Jock Thomson

Holds a BA in Fine Art from Glasgow School of Art and is a Glasgow-based queer artist working across photography and printmaking. His practice explores queer intimacy, kink, nightlife and sexual visibility, challenging shame while celebrating pleasure, performance and community.

Carnal Delights

Queer intimacy, kink and the politics of pleasure without shame

Jock Thomson’s practice refuses the sanitised image of queer life. Working across fine-art photography and printmaking, the Glasgow-based artist turns towards bodies, nightlife, kink and erotic play as sites of beauty, humour, vulnerability and resistance. His series Carnal Delights confronts the stigma surrounding queer sex and kink, celebrating sexuality without shame and asking viewers to recognise queer intimacy as something complex, inventive and culturally significant.

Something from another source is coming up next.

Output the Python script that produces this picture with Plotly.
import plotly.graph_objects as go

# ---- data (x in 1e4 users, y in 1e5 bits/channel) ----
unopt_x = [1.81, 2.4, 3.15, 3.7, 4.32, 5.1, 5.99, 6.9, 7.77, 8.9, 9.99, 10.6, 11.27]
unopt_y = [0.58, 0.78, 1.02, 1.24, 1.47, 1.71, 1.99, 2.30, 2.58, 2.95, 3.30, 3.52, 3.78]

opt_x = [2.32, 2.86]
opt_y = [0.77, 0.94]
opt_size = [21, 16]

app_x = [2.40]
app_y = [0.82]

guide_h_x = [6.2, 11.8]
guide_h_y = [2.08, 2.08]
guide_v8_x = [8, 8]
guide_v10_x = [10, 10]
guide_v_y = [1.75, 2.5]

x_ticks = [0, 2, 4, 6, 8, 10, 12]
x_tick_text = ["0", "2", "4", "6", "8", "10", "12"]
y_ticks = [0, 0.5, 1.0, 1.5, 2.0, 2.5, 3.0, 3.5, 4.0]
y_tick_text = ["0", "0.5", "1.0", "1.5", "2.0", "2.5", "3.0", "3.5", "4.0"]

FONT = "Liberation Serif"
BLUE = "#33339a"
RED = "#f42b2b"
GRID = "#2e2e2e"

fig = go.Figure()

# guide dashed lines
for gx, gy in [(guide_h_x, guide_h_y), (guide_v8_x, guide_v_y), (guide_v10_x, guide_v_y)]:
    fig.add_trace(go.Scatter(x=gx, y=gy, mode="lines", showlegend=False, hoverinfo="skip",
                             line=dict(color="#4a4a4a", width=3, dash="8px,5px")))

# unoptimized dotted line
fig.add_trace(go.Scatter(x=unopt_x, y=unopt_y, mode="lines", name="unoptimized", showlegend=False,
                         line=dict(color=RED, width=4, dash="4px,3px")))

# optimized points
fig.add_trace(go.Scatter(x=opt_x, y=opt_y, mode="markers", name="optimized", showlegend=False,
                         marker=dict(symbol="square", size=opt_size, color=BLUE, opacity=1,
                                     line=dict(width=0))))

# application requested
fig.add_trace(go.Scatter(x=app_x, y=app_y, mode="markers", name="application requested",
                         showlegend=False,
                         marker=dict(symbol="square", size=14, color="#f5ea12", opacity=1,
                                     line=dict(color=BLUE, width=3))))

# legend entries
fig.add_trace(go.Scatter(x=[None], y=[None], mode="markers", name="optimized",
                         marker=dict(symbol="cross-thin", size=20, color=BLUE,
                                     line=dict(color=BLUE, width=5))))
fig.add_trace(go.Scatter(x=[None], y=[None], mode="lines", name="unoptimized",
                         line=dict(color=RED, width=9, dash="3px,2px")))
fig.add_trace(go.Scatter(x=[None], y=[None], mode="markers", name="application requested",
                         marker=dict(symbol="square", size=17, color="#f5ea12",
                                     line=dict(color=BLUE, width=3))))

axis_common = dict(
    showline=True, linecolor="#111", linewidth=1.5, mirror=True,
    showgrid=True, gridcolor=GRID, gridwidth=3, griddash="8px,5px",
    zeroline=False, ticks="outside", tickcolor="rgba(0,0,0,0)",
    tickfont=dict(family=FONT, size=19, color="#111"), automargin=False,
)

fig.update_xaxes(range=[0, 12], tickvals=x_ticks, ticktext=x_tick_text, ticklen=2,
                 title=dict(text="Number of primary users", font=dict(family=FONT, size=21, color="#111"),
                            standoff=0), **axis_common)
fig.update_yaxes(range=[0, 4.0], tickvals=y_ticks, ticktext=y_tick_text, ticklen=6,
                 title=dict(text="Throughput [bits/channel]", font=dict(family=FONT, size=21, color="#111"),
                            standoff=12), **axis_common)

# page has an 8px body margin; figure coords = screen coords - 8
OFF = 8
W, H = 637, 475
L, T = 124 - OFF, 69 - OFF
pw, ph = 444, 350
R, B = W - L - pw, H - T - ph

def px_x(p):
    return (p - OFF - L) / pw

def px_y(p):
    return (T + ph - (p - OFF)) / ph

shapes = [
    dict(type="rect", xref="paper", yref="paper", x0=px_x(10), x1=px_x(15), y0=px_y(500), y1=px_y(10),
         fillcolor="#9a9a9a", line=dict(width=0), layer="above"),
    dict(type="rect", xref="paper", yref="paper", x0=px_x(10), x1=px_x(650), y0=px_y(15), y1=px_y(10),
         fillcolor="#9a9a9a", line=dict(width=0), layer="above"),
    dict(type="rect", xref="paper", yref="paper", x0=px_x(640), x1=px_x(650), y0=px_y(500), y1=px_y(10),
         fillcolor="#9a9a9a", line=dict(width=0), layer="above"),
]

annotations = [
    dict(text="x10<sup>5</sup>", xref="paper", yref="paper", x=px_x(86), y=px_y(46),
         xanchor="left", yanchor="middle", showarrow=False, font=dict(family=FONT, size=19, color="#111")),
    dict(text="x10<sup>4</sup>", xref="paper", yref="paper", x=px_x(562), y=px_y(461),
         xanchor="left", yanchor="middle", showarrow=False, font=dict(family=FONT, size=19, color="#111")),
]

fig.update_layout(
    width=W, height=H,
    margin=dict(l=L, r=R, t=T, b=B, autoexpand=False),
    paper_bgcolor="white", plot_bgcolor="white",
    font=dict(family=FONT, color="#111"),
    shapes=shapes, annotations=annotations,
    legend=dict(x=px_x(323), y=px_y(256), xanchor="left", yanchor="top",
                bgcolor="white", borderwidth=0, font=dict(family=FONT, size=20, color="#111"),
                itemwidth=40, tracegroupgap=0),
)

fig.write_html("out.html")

In Thomson’s images, the body is rarely offered whole. It is cropped, fragmented, dressed, pressed, staged or acted upon. This visual strategy unsettles easy consumption: the viewer sees desire, but not always on conventional terms. Drawing from fashion, fetish and fine-art photography, Thomson collapses distinctions between private pleasure and public image, between erotic subculture and artistic form.

For The Queer Museum, Thomson’s work insists that queer representation need not be respectable to be powerful. Pleasure, sweat, surprise, latex, flesh and performance become forms of knowledge. His connection to Glasgow’s DIY queer club scene, including his role as co-founder of DRIP, further roots the work in community, nightlife and collective self-expression.

Rather than asking queer bodies to behave, Thomson’s photographs allow them to play, provoke and exceed the frame. In doing so, they reclaim desire as a public, political and deeply joyful force.